Mr. Lovett said he thought there were two reasons why he probably would not go to London. The first was that he had told the Committees on the Hill that, because of the postponement of NATO, he would be available to testify through Monday. He also thought it was fairly futile to talk with the French along the lines of what we would do for them in return for what they would do. [Page 1159] He had pointed out to them in November in Paris3 what might be done in the way of military expenditure and had also pointed out that every month of delay would mean 35 or 40 million dollars not spent. They have now lost three or four months such expenditure, which is now gone. He thought we would have to face up to the fact that it was hopeless to deal with the French on the basis of the 14 divisions, and that we must face up to the fact that they would have to do what they can, and we can not talk with them on the basis of some theoretical figure of the military people. Mr Lovett pointed out that he had only 200 million dollars of transferable funds left. As soon as they can find out some way of distributing that, they will be out of cash, except on end items under the transferability clause.

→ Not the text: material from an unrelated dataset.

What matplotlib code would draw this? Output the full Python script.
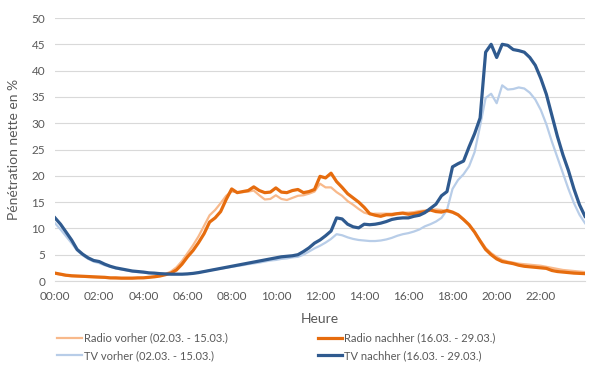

However, Mr. Lovett said he would come to see the Secretary as soon as he had word from Ruffner. He thought any talk would be meaningless until we get some plan of what to do. He has a strong hunch that there is very little that can be done now. He mentioned that if we cut down the French to 7 divisions, the Germans will have to be cut down to seven also. Mr. Lovett said that he thought the temper on the Hill is going to be very rough on our doing anything more than match the other country’s effort—not pick up his tag. He had ducked questions by saying that we were exploring things now.

  1. Drafted by Marion Evans, Dulles’ personal secretary. Copies of this memorandum were sent to Matthews, Merchant, and Bonbright.
  2. Document 499 and supra.
  3. For documentation concerning these meetings with the French in Paris during November 1951, see Foreign Relations, 1951, vol. iv, Part 1, pp. 437455 passim.